Nevada’s mining industry association president questioned Gov. Steve Sisolak on his plans to spend a massive influx of pandemic-related federal dollars, as the state’s chief executive continued his statewide listening tour at the group’s monthly meeting.
During Thursday’s online “Hard Hat Chat,” Sisolak and state Treasurer Zach Conine answered questions on how the state’s $6.7 billion share of American Rescue Plan (ARP) dollars will go toward health care, education, housing and infrastructure for Nevada. Sisolak promised to take the needs of all communities across the state into account, including the multibillion mining industry that employs nearly 15,000 people, saying he wanted a “recovery as strong and equitable for everyone.”
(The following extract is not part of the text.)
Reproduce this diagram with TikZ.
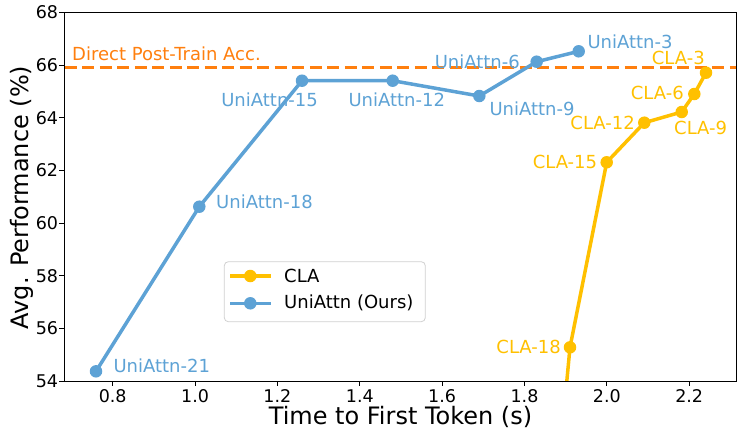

Following the success of a mining tax bill passed in the waning days of the 2021 legislative session, industry leaders are hopeful that the governor will welcome them into the decision-making process again.
That bill, AB495, is estimated to raise around $170 million in new tax revenue over the two-year budget cycle from an excise tax on gold or silver mining companies that report more than $20 million in annual gross revenue. Nevada Mining Association President Tyre Gray said that the tax revenue will be collected from about 20 mining companies and will be deposited into the state’s education fund starting in July 2023.
Though the countercyclical mining industry has prospered during some of the state’s toughest economic times, Gray added that the coronavirus pandemic still affected miners, just differently than workers in other industries.
“All of us count our blessings every single day for working in mining, where we didn't have as many disruptions within the actual job market,” Gray said at the meeting, “but there were substantial disruptions along the supply chain.”
As for pocketbook issues such as health care and education, Gray said employees of mining companies have often dealt with a lack of access. Miners are typically provided health insurance through their employer, but might not have access to enough doctors in the rural parts of Nevada — where much of the state’s mining industry is located — to set up an appointment. Likewise, those communities might not have access to enough educators to meet students’ educational needs.
Conine suggested creating “retention and recruitment pools” to provide incentive to younger physicians to start their practices outside of the state’s urban areas in order to meet community medical needs. As for teacher shortages, Sisolak said remote learning during the coronavirus pandemic shows that teachers could work from one city to teach students in another.
Gray told The Nevada Independent that he thinks ARP funding would be well spent on continuing environmentally sound extraction as well as on efforts such as Mining the Sun, an initiative that turns electrical infrastructure on old mine sites into solar fields.
“It's always important to recognize that mining is the first link in the supply chain for solar panels, for electric vehicles, and all of the technology that we want in order to be able to lessen our footprint,” Gray said.
He also hopes to see more diversity in the industry through programs like Mining Vegas for Talent, which recruits individuals from lower socioeconomic areas in the city to pursue mining as a trade instead of college.
Despite the recent disclosure that the Nevada mining joint venture Nevada Gold Mines donated $750,000 to a political action committee supporting Republicans in the 2020 election cycle, the Nevada Mining Association says it does not plan to endorse candidates in the 2022 election. Gray said it will financially contribute to those in 2022 who take the time to learn about mining not “as a guy with a pickaxe and a grizzled beard” but as a modern industry.
“What's most important to us — and I would say even frankly probably to any business and industry out there — is really to have candidates who are pragmatic and who are willing to listen,” Gray said.